From the line with "Emit a LaTeX" to the line with "(0,0) rectangle (761,511);", both included, repeat each line exactly and leave out the pictures.

# [SUPPLIED ENTRIES]

==============================

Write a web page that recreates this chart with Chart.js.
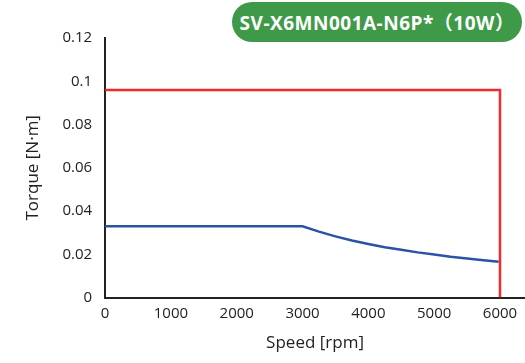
<!DOCTYPE html>
<html><head><meta charset="utf-8">
<script src="https://cdn.jsdelivr.net/npm/chart.js@4"></script>
<style>
html,body{margin:0;padding:0;background:#fff;}
#wrap{position:relative;width:525px;height:363px;}
#badge{position:absolute;left:232px;top:2px;width:290px;height:40px;border-radius:20px;background:#3e9a48;color:#fff;font:bold 19px "Open Sans","Noto Sans CJK SC",sans-serif;display:flex;align-items:center;justify-content:center;letter-spacing:0.5px;}
</style></head>
<body><div id="wrap"><canvas id="c" width="525" height="363"></canvas><div id="badge">SV-X6MN001A-N6P*（10W）</div></div>
<script>
const title = "SV-X6MN001A-N6P*（10W）";
const xTitle = "Speed [rpm]";
const yTitle = "Torque [N·m]";
// Peak torque envelope (red)
const peakSpeed = [0, 6000, 6000];
const peakTorque = [0.096, 0.096, 0];
// Rated torque curve (blue)
const ratedSpeed = [0, 3000, 3250, 3500, 3750, 4000, 4250, 4500, 4750, 5000, 5250, 5500, 5750, 5980];
const ratedTorque = [0.033, 0.033, 0.0305, 0.0283, 0.0264, 0.0248, 0.0233, 0.0221, 0.0209, 0.0199, 0.0189, 0.0181, 0.0173, 0.0166];
const xTicks = [0, 1000, 2000, 3000, 4000, 5000, 6000];
const yTicks = [0, 0.02, 0.04, 0.06, 0.08, 0.1, 0.12];

const toPts = (xs, ys) => xs.map((x, i) => ({x, y: ys[i]}));
const font = {family: "'Open Sans', sans-serif", size: 15};
new Chart(document.getElementById('c'), {
  type: 'scatter',
  data: {datasets: [
    {data: toPts(peakSpeed, peakTorque), showLine: true, borderColor: '#ef2b2d', borderWidth: 2.5, pointRadius: 0, tension: 0},
    {data: toPts(ratedSpeed, ratedTorque), showLine: true, borderColor: '#2a53a6', borderWidth: 2.5, pointRadius: 0, tension: 0}
  ]},
  options: {
    responsive: false, animation: false,
    layout: {padding: {top: 38, right: 0, left: 19, bottom: 10}},
    plugins: {legend: {display: false}, tooltip: {enabled: false}},
    scales: {
      x: {type: 'linear', min: 0, max: 6380,
        afterBuildTicks: s => { s.ticks = xTicks.map(v => ({value: v})); },
        grid: {display: false, drawTicks: false},
        border: {display: true, color: '#222', width: 2},
        ticks: {font, color: '#222', padding: 7, maxRotation: 0, callback: v => String(v)},
        title: {display: true, text: xTitle, font: {family: "'Open Sans', sans-serif", size: 17}, color: '#222', padding: {top: 3, bottom: 0}}
      },
      y: {min: 0, max: 0.12,
        afterBuildTicks: s => { s.ticks = yTicks.map(v => ({value: v})); },
        grid: {display: false, drawTicks: false},
        border: {display: true, color: '#222', width: 2},
        ticks: {font, color: '#222', padding: 13, callback: v => String(+v.toFixed(2))},
        title: {display: true, text: yTitle, font: {family: "'Open Sans', sans-serif", size: 17}, color: '#222', padding: {bottom: 6}}
      }
    }
  }
});
</script></body></html>
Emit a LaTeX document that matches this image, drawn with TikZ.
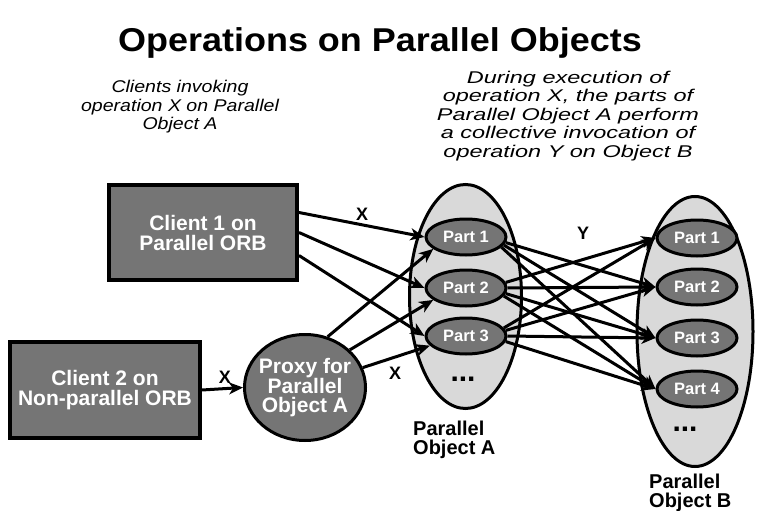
\documentclass[tikz,border=0pt]{standalone}
\usepackage{fontspec}
\setsansfont{Liberation Sans}
\newfontfamily\titlefont{Liberation Sans}[UprightFont={* Bold},FakeStretch=1.09]
\newfontfamily\notefont{Liberation Sans}[UprightFont={* Italic},FakeStretch=1.38]
\newfontfamily\leftnotefont{Liberation Sans}[UprightFont={* Italic},FakeStretch=1.15]
\usetikzlibrary{shapes.geometric, arrows.meta}
\definecolor{darkfill}{gray}{0.46}
\definecolor{lightfill}{gray}{0.85}
\tikzset{
    >={Stealth[length=14pt,width=12pt,inset=4pt]}, % Wide arrowheads
    arr/.style={->, line width=3pt},
    box/.style={draw, line width=4pt, fill=darkfill, text=white, inner sep=2pt,
        align=center, font={\sffamily\bfseries\fontsize{21}{20}\selectfont}},
    part/.style={ellipse, draw, line width=3pt, fill=darkfill, text=white,
        minimum width=80pt, minimum height=36pt, inner sep=0pt,
        font={\sffamily\bfseries\fontsize{16.5}{16.5}\selectfont}},
    group/.style={ellipse, draw, line width=3pt, fill=lightfill},
    note/.style={align=center, font={\notefont\fontsize{17}{18.5}\selectfont}},
    lbl/.style={font={\sffamily\bfseries\fontsize{18}{18}\selectfont}},
    caption/.style={align=left, anchor=west, inner sep=0pt,
        font={\sffamily\bfseries\fontsize{20}{18.5}\selectfont}},
    dots/.style={anchor=base, inner sep=0pt, font={\sffamily\bfseries\fontsize{30}{30}\selectfont}},
}

\begin{document}
\begin{tikzpicture}[x=1pt, y=-1pt]
  \useasboundingbox (0,0) rectangle (761,511);

  \node[anchor=base, font={\titlefont\fontsize{33}{33}\selectfont}] (title) at (380,52) {Operations on Parallel Objects};
  \node[align=center, font={\leftnotefont\fontsize{17}{18.5}\selectfont}] (left note) at (180,107) {Clients invoking\\operation X on Parallel\\Object A};
  \node[note] (right note) at (568,116) {During execution of\\operation X, the parts of\\Parallel Object A perform\\a collective invocation of\\operation Y on Object B};

  \node[box, minimum width=188pt, minimum height=95pt] (c1) at (203,232.5) {Client 1 on\\Parallel ORB};
  \node[box, minimum width=190pt, minimum height=96pt] (c2) at (105,390) {Client 2 on\\Non-parallel ORB};
  \node[ellipse, draw, line width=3pt, fill=darkfill, text=white, inner xsep=-8pt, inner ysep=0pt,
    minimum width=121pt, minimum height=106pt, align=center,
    font={\sffamily\bfseries\fontsize{21}{19}\selectfont}] (proxy) at (305,387.5) {Proxy for\\Parallel\\Object A};

  \node[group, minimum width=112pt, minimum height=224pt] (objA) at (465.5,296.5) {};
  \node[group, minimum width=116pt, minimum height=270pt] (objB) at (695,331.5) {};

  \node[part] (a1) at (466,237) {Part 1};
  \node[part] (a2) at (466,288) {Part 2};
  \node[part] (a3) at (466,336) {Part 3};
  \node[dots] (a dots) at (463,381) {...};

  \node[part] (b1) at (697,238) {Part 1};
  \node[part] (b2) at (697,287) {Part 2};
  \node[part] (b3) at (697,338) {Part 3};
  \node[part] (b4) at (697,389) {Part 4};
  \node[dots] (b dots) at (685,431) {...};

  \node[caption] (capA) at (413,440) {Parallel\\Object A};
  \node[caption] (capB) at (649,493) {Parallel\\Object B};

  \draw[arr] ([yshift=20]c1.east) -- (a1.west);
  \draw[arr] (c1.east) -- (a2.west);
  \draw[arr] ([yshift=-23]c1.east) -- (a3.west);
  \node[lbl] (x1) at (362,214) {X};

  \draw[arr] (c2.east) -- (proxy.west);
  \node[lbl] (x2) at (225,377) {X};

  \draw[arr] (proxy.66) -- (a1.200);
  \draw[arr] (proxy.40) -- (a2.200);
  \draw[arr] (proxy.19) -- (a3.195);
  \node[lbl] (x3) at (395,373) {X};

  \draw[arr] (a1.-8) -- (b2.west);
  \draw[arr] (a1.-12) -- (b3.west);
  \draw[arr] (a1.-16) -- (b4.west);
  \draw[arr] (a2.8) -- (b1.west);
  \draw[arr] (a2.east) -- (b2.west);
  \draw[arr] (a2.-8) -- (b3.west);
  \draw[arr] (a2.-12) -- (b4.west);
  \draw[arr] (a3.12) -- (b1.west);
  \draw[arr] (a3.8) -- (b2.west);
  \draw[arr] (a3.east) -- (b3.west);
  \draw[arr] (a3.-8) -- (b4.west);
  \node[lbl] (y) at (583,233) {Y};
\end{tikzpicture}
\end{document}
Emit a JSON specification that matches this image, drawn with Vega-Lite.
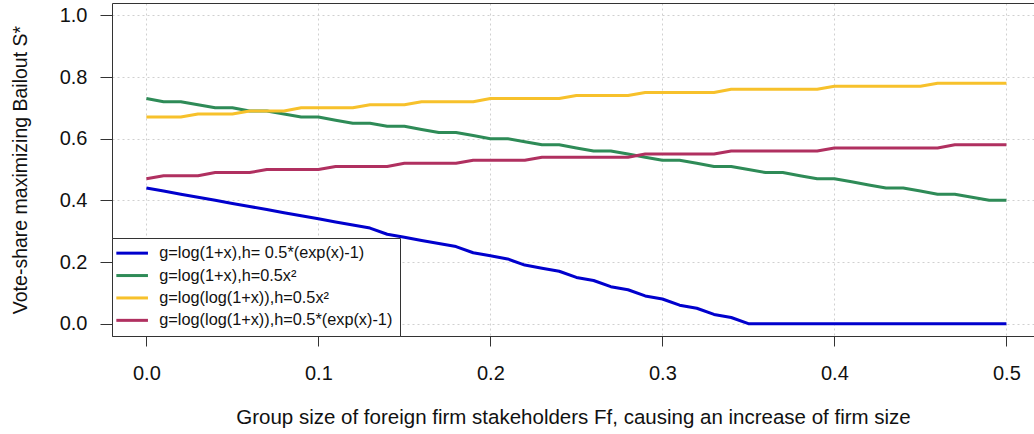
{
  "$schema": "https://vega.github.io/schema/vega-lite/v6.json",
  "width": 922,
  "height": 333,
  "autosize": {"type": "none"},
  "padding": {"left": 112, "top": 3, "right": 0, "bottom": 98},
  "background": "white",
  "config": {
    "font": "Liberation Sans",
    "view": {"stroke": null},
    "axis": {"titleFontWeight": "normal", "labelColor": "#111", "titleColor": "#111"}
  },
  "data": {"values": [
    {"x": 0.00, "A": 0.44, "B": 0.73, "C": 0.67, "D": 0.47},
    {"x": 0.01, "A": 0.43, "B": 0.72, "C": 0.67, "D": 0.48},
    {"x": 0.02, "A": 0.42, "B": 0.72, "C": 0.67, "D": 0.48},
    {"x": 0.03, "A": 0.41, "B": 0.71, "C": 0.68, "D": 0.48},
    {"x": 0.04, "A": 0.40, "B": 0.70, "C": 0.68, "D": 0.49},
    {"x": 0.05, "A": 0.39, "B": 0.70, "C": 0.68, "D": 0.49},
    {"x": 0.06, "A": 0.38, "B": 0.69, "C": 0.69, "D": 0.49},
    {"x": 0.07, "A": 0.37, "B": 0.69, "C": 0.69, "D": 0.50},
    {"x": 0.08, "A": 0.36, "B": 0.68, "C": 0.69, "D": 0.50},
    {"x": 0.09, "A": 0.35, "B": 0.67, "C": 0.70, "D": 0.50},
    {"x": 0.10, "A": 0.34, "B": 0.67, "C": 0.70, "D": 0.50},
    {"x": 0.11, "A": 0.33, "B": 0.66, "C": 0.70, "D": 0.51},
    {"x": 0.12, "A": 0.32, "B": 0.65, "C": 0.70, "D": 0.51},
    {"x": 0.13, "A": 0.31, "B": 0.65, "C": 0.71, "D": 0.51},
    {"x": 0.14, "A": 0.29, "B": 0.64, "C": 0.71, "D": 0.51},
    {"x": 0.15, "A": 0.28, "B": 0.64, "C": 0.71, "D": 0.52},
    {"x": 0.16, "A": 0.27, "B": 0.63, "C": 0.72, "D": 0.52},
    {"x": 0.17, "A": 0.26, "B": 0.62, "C": 0.72, "D": 0.52},
    {"x": 0.18, "A": 0.25, "B": 0.62, "C": 0.72, "D": 0.52},
    {"x": 0.19, "A": 0.23, "B": 0.61, "C": 0.72, "D": 0.53},
    {"x": 0.20, "A": 0.22, "B": 0.60, "C": 0.73, "D": 0.53},
    {"x": 0.21, "A": 0.21, "B": 0.60, "C": 0.73, "D": 0.53},
    {"x": 0.22, "A": 0.19, "B": 0.59, "C": 0.73, "D": 0.53},
    {"x": 0.23, "A": 0.18, "B": 0.58, "C": 0.73, "D": 0.54},
    {"x": 0.24, "A": 0.17, "B": 0.58, "C": 0.73, "D": 0.54},
    {"x": 0.25, "A": 0.15, "B": 0.57, "C": 0.74, "D": 0.54},
    {"x": 0.26, "A": 0.14, "B": 0.56, "C": 0.74, "D": 0.54},
    {"x": 0.27, "A": 0.12, "B": 0.56, "C": 0.74, "D": 0.54},
    {"x": 0.28, "A": 0.11, "B": 0.55, "C": 0.74, "D": 0.54},
    {"x": 0.29, "A": 0.09, "B": 0.54, "C": 0.75, "D": 0.55},
    {"x": 0.30, "A": 0.08, "B": 0.53, "C": 0.75, "D": 0.55},
    {"x": 0.31, "A": 0.06, "B": 0.53, "C": 0.75, "D": 0.55},
    {"x": 0.32, "A": 0.05, "B": 0.52, "C": 0.75, "D": 0.55},
    {"x": 0.33, "A": 0.03, "B": 0.51, "C": 0.75, "D": 0.55},
    {"x": 0.34, "A": 0.02, "B": 0.51, "C": 0.76, "D": 0.56},
    {"x": 0.35, "A": 0.00, "B": 0.50, "C": 0.76, "D": 0.56},
    {"x": 0.36, "A": 0.00, "B": 0.49, "C": 0.76, "D": 0.56},
    {"x": 0.37, "A": 0.00, "B": 0.49, "C": 0.76, "D": 0.56},
    {"x": 0.38, "A": 0.00, "B": 0.48, "C": 0.76, "D": 0.56},
    {"x": 0.39, "A": 0.00, "B": 0.47, "C": 0.76, "D": 0.56},
    {"x": 0.40, "A": 0.00, "B": 0.47, "C": 0.77, "D": 0.57},
    {"x": 0.41, "A": 0.00, "B": 0.46, "C": 0.77, "D": 0.57},
    {"x": 0.42, "A": 0.00, "B": 0.45, "C": 0.77, "D": 0.57},
    {"x": 0.43, "A": 0.00, "B": 0.44, "C": 0.77, "D": 0.57},
    {"x": 0.44, "A": 0.00, "B": 0.44, "C": 0.77, "D": 0.57},
    {"x": 0.45, "A": 0.00, "B": 0.43, "C": 0.77, "D": 0.57},
    {"x": 0.46, "A": 0.00, "B": 0.42, "C": 0.78, "D": 0.57},
    {"x": 0.47, "A": 0.00, "B": 0.42, "C": 0.78, "D": 0.58},
    {"x": 0.48, "A": 0.00, "B": 0.41, "C": 0.78, "D": 0.58},
    {"x": 0.49, "A": 0.00, "B": 0.40, "C": 0.78, "D": 0.58},
    {"x": 0.50, "A": 0.00, "B": 0.40, "C": 0.78, "D": 0.58}
  ]},
  "transform": [{"fold": ["A", "B", "C", "D"], "as": ["series", "value"]}],
  "layer": [
    {
      "mark": {"type": "line", "strokeWidth": 3, "strokeJoin": "round"},
      "encoding": {
        "x": {
          "field": "x", "type": "quantitative",
          "scale": {"domain": [-0.02, 0.51605], "nice": false, "zero": false},
          "axis": {
            "orient": "bottom",
            "values": [0, 0.1, 0.2, 0.3, 0.4, 0.5], "format": ".1f",
            "grid": true, "gridColor": "#d0d0d0", "gridDash": [2, 3], "gridWidth": 1,
            "domain": true, "domainColor": "#333", "domainWidth": 1,
            "tickColor": "#333", "tickSize": 10, "tickWidth": 1,
            "labelFontSize": 20, "labelPadding": 17, "labelFlush": false,
            "title": "Group size of foreign firm stakeholders Ff, causing an increase of firm size",
            "titleFontSize": 20.5, "titlePadding": 24, "titleAnchor": "middle"
          }
        },
        "y": {
          "field": "value", "type": "quantitative",
          "scale": {"domain": [-0.04, 1.04], "nice": false, "zero": false},
          "axis": {
            "values": [0, 0.2, 0.4, 0.6, 0.8, 1.0], "format": ".1f",
            "grid": true, "gridColor": "#d0d0d0", "gridDash": [2, 3], "gridWidth": 1,
            "domain": true, "domainColor": "#333", "domainWidth": 1,
            "tickColor": "#333", "tickSize": 12, "tickWidth": 1,
            "labelFontSize": 20, "labelPadding": 13, "labelFlush": false,
            "title": "Vote-share maximizing Bailout S*",
            "titleFontSize": 19.5, "titlePadding": 29
          }
        },
        "color": {
          "field": "series", "type": "nominal",
          "scale": {"domain": ["A", "B", "C", "D"], "range": ["#0000CD", "#2E8B57", "#F7C12B", "#B03060"]},
          "legend": {
            "title": null,
            "orient": "bottom-left", "offset": 0,
            "fillColor": "white", "strokeColor": "#333", "padding": 7,
            "symbolType": "M-2.5,0H2.5", "symbolSize": 160, "symbolStrokeWidth": 3, "symbolOffset": 5,
            "labelFontSize": 16.3, "labelColor": "#111", "labelOffset": 19, "labelLimit": 500,
            "rowPadding": 5.4,
            "labelExpr": "datum.label == 'A' ? 'g=log(1+x),h= 0.5*(exp(x)-1)' : datum.label == 'B' ? 'g=log(1+x),h=0.5x²' : datum.label == 'C' ? 'g=log(log(1+x)),h=0.5x²' : 'g=log(log(1+x)),h=0.5*(exp(x)-1)'"
          }
        }
      }
    },
    {
      "mark": {"type": "line", "opacity": 0},
      "encoding": {
        "x": {
          "field": "x", "type": "quantitative",
          "axis": {"orient": "top", "labels": false, "ticks": false, "grid": false, "domain": true, "domainColor": "#333", "title": null}
        }
      }
    }
  ],
  "resolve": {"axis": {"x": "independent"}}
}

==============================

# [WRITTEN ANSWER]
Emit a LaTeX document that matches this image, drawn with TikZ.
\documentclass[tikz,border=0pt]{standalone}
\usepackage{fontspec}
\setsansfont{Liberation Sans}
\newfontfamily\titlefont{Liberation Sans}[UprightFont={* Bold},FakeStretch=1.09]
\newfontfamily\notefont{Liberation Sans}[UprightFont={* Italic},FakeStretch=1.38]
\newfontfamily\leftnotefont{Liberation Sans}[UprightFont={* Italic},FakeStretch=1.15]
\usetikzlibrary{shapes.geometric, arrows.meta}
\definecolor{darkfill}{gray}{0.46}
\definecolor{lightfill}{gray}{0.85}
\tikzset{
    >={Stealth[length=14pt,width=12pt,inset=4pt]}, % Wide arrowheads
    arr/.style={->, line width=3pt},
    box/.style={draw, line width=4pt, fill=darkfill, text=white, inner sep=2pt,
        align=center, font={\sffamily\bfseries\fontsize{21}{20}\selectfont}},
    part/.style={ellipse, draw, line width=3pt, fill=darkfill, text=white,
        minimum width=80pt, minimum height=36pt, inner sep=0pt,
        font={\sffamily\bfseries\fontsize{16.5}{16.5}\selectfont}},
    group/.style={ellipse, draw, line width=3pt, fill=lightfill},
    note/.style={align=center, font={\notefont\fontsize{17}{18.5}\selectfont}},
    lbl/.style={font={\sffamily\bfseries\fontsize{18}{18}\selectfont}},
    caption/.style={align=left, anchor=west, inner sep=0pt,
        font={\sffamily\bfseries\fontsize{20}{18.5}\selectfont}},
    dots/.style={anchor=base, inner sep=0pt, font={\sffamily\bfseries\fontsize{30}{30}\selectfont}},
}

\begin{document}
\begin{tikzpicture}[x=1pt, y=-1pt]
  \useasboundingbox (0,0) rectangle (761,511);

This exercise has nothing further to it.